» Data section
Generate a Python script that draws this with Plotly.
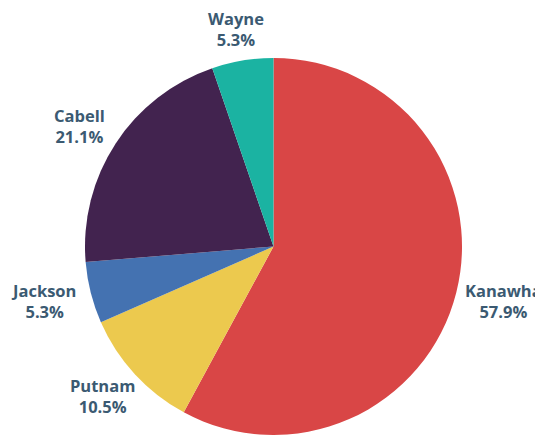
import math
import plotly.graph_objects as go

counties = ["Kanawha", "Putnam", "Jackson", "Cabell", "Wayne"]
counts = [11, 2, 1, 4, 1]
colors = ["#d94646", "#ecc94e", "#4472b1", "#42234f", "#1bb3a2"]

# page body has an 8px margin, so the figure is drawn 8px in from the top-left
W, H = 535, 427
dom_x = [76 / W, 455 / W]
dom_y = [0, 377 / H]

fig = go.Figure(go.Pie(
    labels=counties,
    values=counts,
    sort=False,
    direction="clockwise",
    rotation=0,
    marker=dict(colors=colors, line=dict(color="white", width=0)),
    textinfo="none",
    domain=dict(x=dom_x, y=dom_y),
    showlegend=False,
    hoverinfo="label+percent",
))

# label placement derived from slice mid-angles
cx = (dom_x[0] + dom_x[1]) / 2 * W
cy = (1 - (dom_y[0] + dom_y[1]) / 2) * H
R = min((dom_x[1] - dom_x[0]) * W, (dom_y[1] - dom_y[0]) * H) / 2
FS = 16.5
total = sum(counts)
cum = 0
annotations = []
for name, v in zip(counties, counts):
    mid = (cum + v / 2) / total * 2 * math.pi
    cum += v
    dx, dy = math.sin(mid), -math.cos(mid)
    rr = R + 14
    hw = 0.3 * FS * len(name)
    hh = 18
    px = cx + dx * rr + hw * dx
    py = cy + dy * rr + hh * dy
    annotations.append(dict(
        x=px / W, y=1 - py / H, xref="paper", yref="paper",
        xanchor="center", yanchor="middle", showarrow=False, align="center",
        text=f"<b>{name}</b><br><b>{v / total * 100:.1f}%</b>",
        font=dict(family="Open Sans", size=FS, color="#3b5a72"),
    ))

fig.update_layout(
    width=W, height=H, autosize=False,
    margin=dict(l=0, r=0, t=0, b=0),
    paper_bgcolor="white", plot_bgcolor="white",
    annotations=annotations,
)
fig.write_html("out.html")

» What is being asked
The listing above must be printed again exactly, minus its pictures.

» Solution
Generate a Python script that draws this with Plotly.
import math
import plotly.graph_objects as go

counties = ["Kanawha", "Putnam", "Jackson", "Cabell", "Wayne"]
counts = [11, 2, 1, 4, 1]
colors = ["#d94646", "#ecc94e", "#4472b1", "#42234f", "#1bb3a2"]

# page body has an 8px margin, so the figure is drawn 8px in from the top-left
W, H = 535, 427
dom_x = [76 / W, 455 / W]
dom_y = [0, 377 / H]

fig = go.Figure(go.Pie(
    labels=counties,
    values=counts,
    sort=False,
    direction="clockwise",
    rotation=0,
    marker=dict(colors=colors, line=dict(color="white", width=0)),
    textinfo="none",
    domain=dict(x=dom_x, y=dom_y),
    showlegend=False,
    hoverinfo="label+percent",
))

# label placement derived from slice mid-angles
cx = (dom_x[0] + dom_x[1]) / 2 * W
cy = (1 - (dom_y[0] + dom_y[1]) / 2) * H
R = min((dom_x[1] - dom_x[0]) * W, (dom_y[1] - dom_y[0]) * H) / 2
FS = 16.5
total = sum(counts)
cum = 0
annotations = []
for name, v in zip(counties, counts):
    mid = (cum + v / 2) / total * 2 * math.pi
    cum += v
    dx, dy = math.sin(mid), -math.cos(mid)
    rr = R + 14
    hw = 0.3 * FS * len(name)
    hh = 18
    px = cx + dx * rr + hw * dx
    py = cy + dy * rr + hh * dy
    annotations.append(dict(
        x=px / W, y=1 - py / H, xref="paper", yref="paper",
        xanchor="center", yanchor="middle", showarrow=False, align="center",
        text=f"<b>{name}</b><br><b>{v / total * 100:.1f}%</b>",
        font=dict(family="Open Sans", size=FS, color="#3b5a72"),
    ))

fig.update_layout(
    width=W, height=H, autosize=False,
    margin=dict(l=0, r=0, t=0, b=0),
    paper_bgcolor="white", plot_bgcolor="white",
    annotations=annotations,
)
fig.write_html("out.html")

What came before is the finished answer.